## SET PROBLEM
Render the material again word for word, skipping the pictures in it.

_ _ _ _ _

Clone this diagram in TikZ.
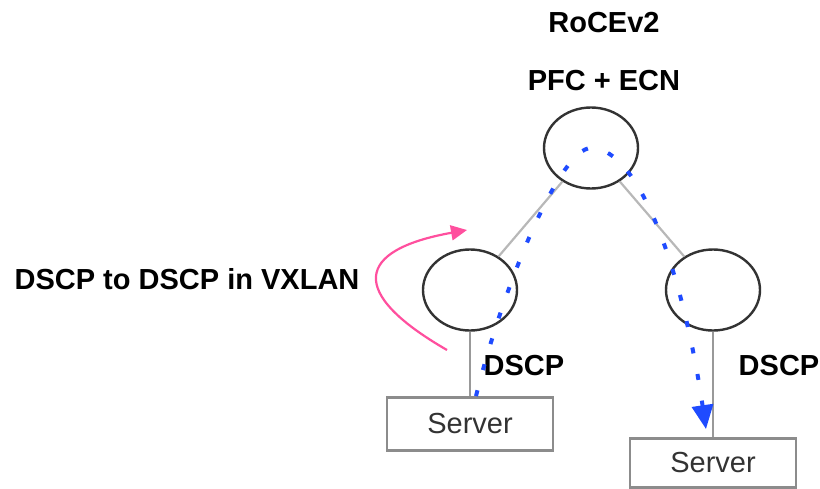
\documentclass[tikz,border=0pt]{standalone}
\usepackage{fontspec}
\setmainfont{Liberation Sans}
\usepackage{xcolor}
\usepackage{tikz}
\usetikzlibrary{arrows.meta,calc,shapes.geometric}

\definecolor{flowblue}{HTML}{1F4BFF}
\definecolor{remappink}{HTML}{FF4F9E}
\definecolor{linkgray}{HTML}{B8B8B8}

\tikzset{
  swnode/.style={ellipse, draw=black!80, line width=2.4pt, minimum width=94pt, minimum height=81pt, inner sep=0pt},
  srvbox/.style={rectangle, draw=black!45, line width=2.8pt, minimum width=166pt, minimum height=53pt, font=\fontsize{29}{34}\selectfont, text=black!80},
  lbl/.style={font=\bfseries\fontsize{29}{34}\selectfont, anchor=base},
  treelink/.style={draw=linkgray, line width=2.2pt},
  hostlink/.style={draw=black!40, line width=2.8pt},
  dscpflow/.style={draw=flowblue, line width=4pt, dash pattern=on 6pt off 21pt, -{Triangle[length=24pt,width=21pt]}},
  remaparrow/.style={draw=remappink, line width=2.2pt, -{Triangle[length=16pt,width=15pt]}}
}

\begin{document}
\begin{tikzpicture}[x=1pt,y=-1pt]
  \useasboundingbox (0,0) rectangle (820,488);

  % switches
  \node[swnode] (spine) at (591,148) {};
  \node[swnode] (leafL) at (470,290) {};
  \node[swnode] (leafR) at (713,290) {};

  % servers
  \node[srvbox] (srvL) at (470,424) {Server};
  \node[srvbox, minimum height=49pt] (srvR) at (713,463) {Server};

  \draw[treelink] (spine) -- (leafL);
  \draw[treelink] (spine) -- (leafR);
  \draw[hostlink] (leafL.south) -- (srvL.north);
  \draw[hostlink] (leafR.south) -- (srvR.north);

  % labels
  \node[lbl] (roce) at (604,32) {RoCEv2};
  \node[lbl] (pfc) at (604,90) {PFC + ECN};
  \node[lbl] (remaptxt) at (187,289) {DSCP to DSCP in VXLAN};
  \node[lbl] (dscpL) at (524,375) {DSCP};
  \node[lbl] (dscpR) at (779,375) {DSCP};

  % traffic path
  \coordinate (flowin) at ($(srvL.north)+(6,0)$);
  \coordinate (flowout) at ($(srvR.north)+(-7,-8)$);
  \draw[dscpflow] (flowin) .. controls ($(flowin)+(29,-116)$) and ($(spine)+(-30,0)$) .. (spine.center)
    .. controls ($(spine)+(50,0)$) and ($(flowout)+(-22,-150)$) .. (flowout);

  % remarking
  \coordinate (remapfrom) at (447,350);
  \coordinate (remapto) at (467,230);
  \draw[remaparrow] (remapfrom) .. controls ($(remapfrom)+(-99,-57)$) and ($(remapto)+(-112,20)$) .. (remapto);
\end{tikzpicture}
\end{document}
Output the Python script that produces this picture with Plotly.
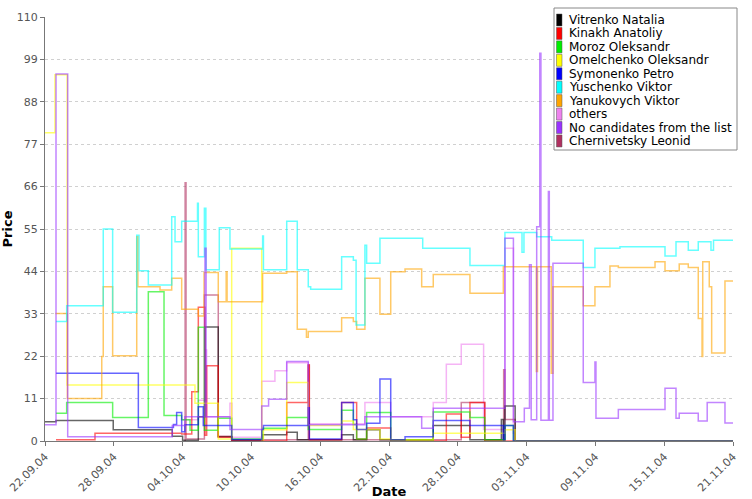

_ _ _ _ _

## EXERCISE RESULT
Clone this diagram in TikZ.
\documentclass[tikz,border=0pt]{standalone}
\usepackage{fontspec}
\setmainfont{Liberation Sans}
\usepackage{xcolor}
\usepackage{tikz}
\usetikzlibrary{arrows.meta,calc,shapes.geometric}

\definecolor{flowblue}{HTML}{1F4BFF}
\definecolor{remappink}{HTML}{FF4F9E}
\definecolor{linkgray}{HTML}{B8B8B8}

\tikzset{
  swnode/.style={ellipse, draw=black!80, line width=2.4pt, minimum width=94pt, minimum height=81pt, inner sep=0pt},
  srvbox/.style={rectangle, draw=black!45, line width=2.8pt, minimum width=166pt, minimum height=53pt, font=\fontsize{29}{34}\selectfont, text=black!80},
  lbl/.style={font=\bfseries\fontsize{29}{34}\selectfont, anchor=base},
  treelink/.style={draw=linkgray, line width=2.2pt},
  hostlink/.style={draw=black!40, line width=2.8pt},
  dscpflow/.style={draw=flowblue, line width=4pt, dash pattern=on 6pt off 21pt, -{Triangle[length=24pt,width=21pt]}},
  remaparrow/.style={draw=remappink, line width=2.2pt, -{Triangle[length=16pt,width=15pt]}}
}

\begin{document}
\begin{tikzpicture}[x=1pt,y=-1pt]
  \useasboundingbox (0,0) rectangle (820,488);

  % switches
  \node[swnode] (spine) at (591,148) {};
  \node[swnode] (leafL) at (470,290) {};
  \node[swnode] (leafR) at (713,290) {};

  % servers
  \node[srvbox] (srvL) at (470,424) {Server};
  \node[srvbox, minimum height=49pt] (srvR) at (713,463) {Server};

  \draw[treelink] (spine) -- (leafL);
  \draw[treelink] (spine) -- (leafR);
  \draw[hostlink] (leafL.south) -- (srvL.north);
  \draw[hostlink] (leafR.south) -- (srvR.north);

  % labels
  \node[lbl] (roce) at (604,32) {RoCEv2};
  \node[lbl] (pfc) at (604,90) {PFC + ECN};
  \node[lbl] (remaptxt) at (187,289) {DSCP to DSCP in VXLAN};
  \node[lbl] (dscpL) at (524,375) {DSCP};
  \node[lbl] (dscpR) at (779,375) {DSCP};

  % traffic path
  \coordinate (flowin) at ($(srvL.north)+(6,0)$);
  \coordinate (flowout) at ($(srvR.north)+(-7,-8)$);
  \draw[dscpflow] (flowin) .. controls ($(flowin)+(29,-116)$) and ($(spine)+(-30,0)$) .. (spine.center)
    .. controls ($(spine)+(50,0)$) and ($(flowout)+(-22,-150)$) .. (flowout);

  % remarking
  \coordinate (remapfrom) at (447,350);
  \coordinate (remapto) at (467,230);
  \draw[remaparrow] (remapfrom) .. controls ($(remapfrom)+(-99,-57)$) and ($(remapto)+(-112,20)$) .. (remapto);
\end{tikzpicture}
\end{document}
Output the Python script that produces this picture with Plotly.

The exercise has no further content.